Accounting standards and applicable Canadian laws require that transactions and events relating to the Company’s operations and assets must be properly recorded in the books and accounts of the Company and accurately reported in the applicable reports required by and filed with the British Columbia Securities Commission, the TSX Venture Exchange and other Canadian regulatory agencies. As a result, all officers of the Company and all financial personnel shall make and retain books, records and accounts that, in reasonable detail, accurately, completely and objectively reflect transactions and events, and conform both to required accounting principles and to the Company’s systems of internal controls. No false or artificial entries may be made. No entry may be made or recorded in the Company’s books and records or reported in any disclosure document that misrepresents, omits, hides or disguises the true nature of the event or transaction, and all material entries and reports must be made in a timely manner. All personnel are responsible for immediately reporting any concerns about the Company’s financial records and its accounting, internal accounting controls and auditing procedures to a senior officer of the Company.

 B. Records Retention

Certain documents and other records of the Company must be retained for various periods of time under legal and regulatory requirements. All records of the Company should be maintained in accordance with the Company’s record retention guidelines. In any event, you must not destroy, shred or alter records that are in any way related to a threatened, imminent or pending legal or administrative proceeding, litigation, audit or investigation. Employees who become aware of such a proceeding, litigation, audit or investigation must immediately contact a senior officer of the Company. Employees should consult their supervisor or a Company officer for questions related to the Company’s record retention guidelines or the propriety of disposing of a Company document or record.

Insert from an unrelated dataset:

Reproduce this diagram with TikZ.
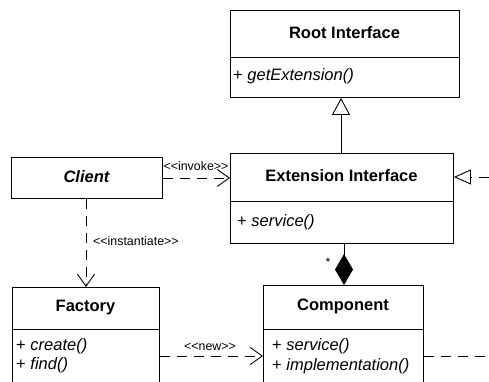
\documentclass[tikz,border=0pt]{standalone}
\usepackage{fontspec}
\setmainfont{Liberation Sans}
\usetikzlibrary{arrows.meta}
\newcommand{\ltlt}{<\kern0pt<}
\newcommand{\gtgt}{>\kern0pt>}
\begin{document}
\begin{tikzpicture}[x=1pt,y=-1pt,
  umlbox/.style={draw,line width=0.9pt,rectangle,inner sep=0pt,anchor=north west},
  divider/.style={line width=0.9pt},
  title/.style={font=\fontsize{16.5}{18}\selectfont\bfseries,inner sep=0pt},
  meth/.style={font=\fontsize{16.5}{18}\selectfont,inner sep=0pt,anchor=west},
  lbl/.style={font=\fontsize{12.4}{14}\selectfont,inner sep=0pt},
  conn/.style={line width=0.9pt},
  dep/.style={conn,dash pattern=on 10pt off 7pt},
  barb/.style={-{Straight Barb[length=12pt,width=17pt,line width=0.9pt]}},
  gen/.style={-{Triangle[length=17pt,width=18pt,fill=white,line width=0.9pt]}},
  genr/.style={-{Triangle[length=17pt,width=15pt,fill=white,line width=0.9pt]}},
  comp/.style={{Diamond[length=31pt,width=18pt]}-}
]
\useasboundingbox (0,0) rectangle (489,381);
\clip (0,0) rectangle (489,381);
% boxes
\node[umlbox,minimum width=229pt,minimum height=87pt] (root) at (230,10) {};
\node[umlbox,minimum width=223pt,minimum height=90pt] (ext) at (230,153) {};
\node[umlbox,minimum width=151pt,minimum height=41pt] (client) at (11,157) {};
\node[umlbox,minimum width=147pt,minimum height=110pt] (factory) at (12,287) {};
\node[umlbox,minimum width=160pt,minimum height=112pt] (compo) at (263,285) {};
% dividers
\draw[divider] (root.west |- 0,57) -- (root.east |- 0,57);
\draw[divider] (ext.west |- 0,201) -- (ext.east |- 0,201);
\draw[divider] (factory.west |- 0,329) -- (factory.east |- 0,329);
\draw[divider] (compo.west |- 0,329) -- (compo.east |- 0,329);
% texts
\node[title] (rootT) at (344.5,33) {Root Interface};
\node[meth] (rootM) at (233,76) {+ \itshape getExtension()};
\node[title] (extT) at (341.5,176) {Extension Interface};
\node[meth] (extM) at (237,222) {+ \itshape service()};
\node[title,font=\fontsize{16.5}{18}\selectfont\bfseries\itshape] (clientT) at (86.5,177) {Client};
\node[title] (factT) at (85.5,308) {Factory};
\node[meth] (factM1) at (16,346) {+ \itshape create()};
\node[meth] (factM2) at (16,365) {+ \itshape find()};
\node[title] (compT) at (343,306) {Component};
\node[meth] (compM1) at (272,346) {+ \itshape service()};
\node[meth] (compM2) at (272,366) {+ \itshape implementation()};
% coordinates
\coordinate (newrow) at (0,356);
\coordinate (extright) at (489,177);
\coordinate (compright) at (489,356);
% connectors
\draw[conn,gen] (ext.north -| 341,0) -- (root.south -| 341,0);
\draw[dep,genr] (extright) -- (ext.east |- extright);
\draw[dep,barb] (client.east) -- (ext.west |- client.east);
\node[lbl] (invokeL) at (196,166) {\ltlt invoke\gtgt};
\draw[dep,barb] (client.south -| 86,0) -- (factory.north -| 86,0);
\node[lbl,anchor=west] (instL) at (93,241) {\ltlt instantiate\gtgt};
\draw[conn,comp] (compo.north -| 344,0) -- (ext.south -| 344,0);
\node[lbl] (star) at (328,262) {*};
\draw[dep,barb] (factory.east |- newrow) -- (compo.west |- newrow);
\node[lbl] (newL) at (210,347) {\ltlt new\gtgt};
\draw[dep] (compo.east |- compright) -- (compright);
\end{tikzpicture}
\end{document}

XIII. Quality of Public Disclosure 

The Company is committed to providing information about the Company to the public in a manner that is consistent with all applicable legal and regulatory requirements and that promotes investor confidence by facilitating fair, orderly, and efficient behavior. The Company’s reports and documents filed with or submitted to securities regulators in Canada, and the Company’s other public communications, must include full, fair, accurate, timely, and understandable disclosure. All employees who are involved in the Company’s disclosure process, including senior officers, are responsible for using their best efforts to ensure that the Company meets such requirements. Employees are prohibited from knowingly misrepresenting, omitting or causing others to misrepresent or omit, material information about the Company to others, including the Company’s independent auditors.

XIV. Enforcement 

The Company’s management is charged by the Board of Directors with ensuring that this Code and the Company’s corporate policies will govern, without exception, all business activities of the Company.

A. Waivers of the Code

In certain extraordinary situations, a waiver of a provision of the Code may be granted. Any waiver of the Code for executive officers or directors may be made only by the Company’s Board of Directors or the Audit Committee of the Board of Directors. Waivers will be promptly disclosed as required by applicable laws and regulations.

B. Violations of the Code

Violations of the Code will not be tolerated by the Company. Reported violations or apparent violations will be reviewed by Company management and appropriate disciplinary action will be taken, up to and including termination of employment or service with the Company.

C.   Disciplinary process

All employees are required to comply with company’s policy and ethical requirements as described above. Failure to do so shall result in the Company imposing such disciplinary measures as it, in its sole discretion, may deem fit up to and including termination of employment for cause, in accordance with applicable local laws.

The Company will review this Code from time to time and, if necessary, make appropriate additions or changes.